Lütfen şunu aklınızdan çıkarmayın, bir erkeğin kötü olabileceği kadar bir kadın da kötü olabilir. Bakın, bu sözümde kimsenin başına gelen kötü bir olayın haklılığını savunmuyorum. Kötü insanlar vardır ve kötülüğün bir cinsiyeti yoktur. İstistisiğe aldanıp, çoğunluğun peşinden koşmadan, kimseye saldırmadan önce bir olay hakkında objektif görüş elde edip bilgi toplayın. Yargısız infaza varmayın. Objektif olun. Evet, ataerkil bir toplumda yaşadığımız gerçeği reddedilemez ama bunu düzeltmek için yanlış bilinç oluşturuyoruz gibi gözüküyor. Traziyi eşitlemek yerine teraziyi zıt bir duruma
çevirmeyin.


Yanlışımla eksiğimle bu benim görüşüm. Katılmadığınız veya yanlış bulduğunuz yerleri bildirirseniz üstünde düşünür yanlışsam kendimi düzeltir, anlaşılmadıysam açıklamaya çalışırım. İyi günler.
 
@Nereqla yazdığın birçok şeye katılıyorum. Bugün bir kadın haksız yere toplu taşımada bir erkeğe bağırmaya başlasa erkeğin oradan sağlam çıkamama olasılığı çok yüksek. Orada erkeği linç edecek olan diğer erkeklerin de kadına yardım etmekle alakası olmayıp, büyük oranda hınçlarını çıkartabilecekleri obje olarak birini bulmuş olacaklar. Yine de bu durum erkeğin çok büyük oranda şiddet uygulayıcısı olduğu gerçeğini değiştirmiyor. Erkeği de öldüren yine aynı oranda erkek.

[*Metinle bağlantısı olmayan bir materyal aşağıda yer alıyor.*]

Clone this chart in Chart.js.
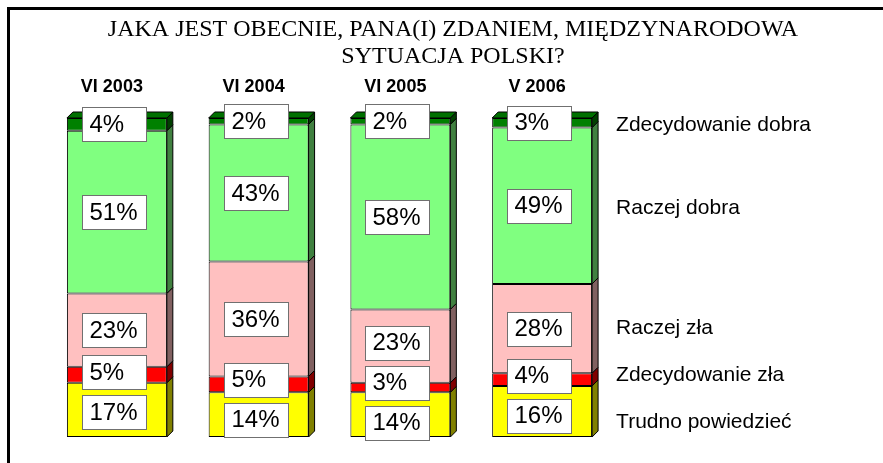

Eğitim asıl çözüm ama günümüzde herkesin aynı bilince gelebileceği bir sistemi sağlamak dünyanın hiçbir yerinde mümkün olmuyor. Bu büyük oranda tercih ve politika. Cahil insanı yönetmek kolaydır. Şiddet çoğu zaman görmezden gelinebilecek yan etki gibi kalıyor.

Sorunlara cinsiyet, ırk, din, fiziksel durum veya ekonomik koşullardan bakmayıp total olarak çözebilmek en doğrusu gibi gözüküyor olabilir. Diğer taraftan çok kalabalığız. Farklı çevrelerden, farklı eğitim ve gelir seviyesinden insanlar bir arada yaşamak durumunda. Milyarları düşününce her şeyin tek bir çözümü olamıyor. Sorunlara küçük parçalar halinde yaklaşmak gerekiyor. Bu yüzden hemen her ülkede onlarca bakanlık, yüzlerce sivil toplum kuruluşu ve dernek var. Tam da bu sebeple meselelere ''Kadın, eşcinsel, ateist, Kürt'' gibi başlıklar halinde bakılıyor. Başka türlüsü mümkün olmadığı için.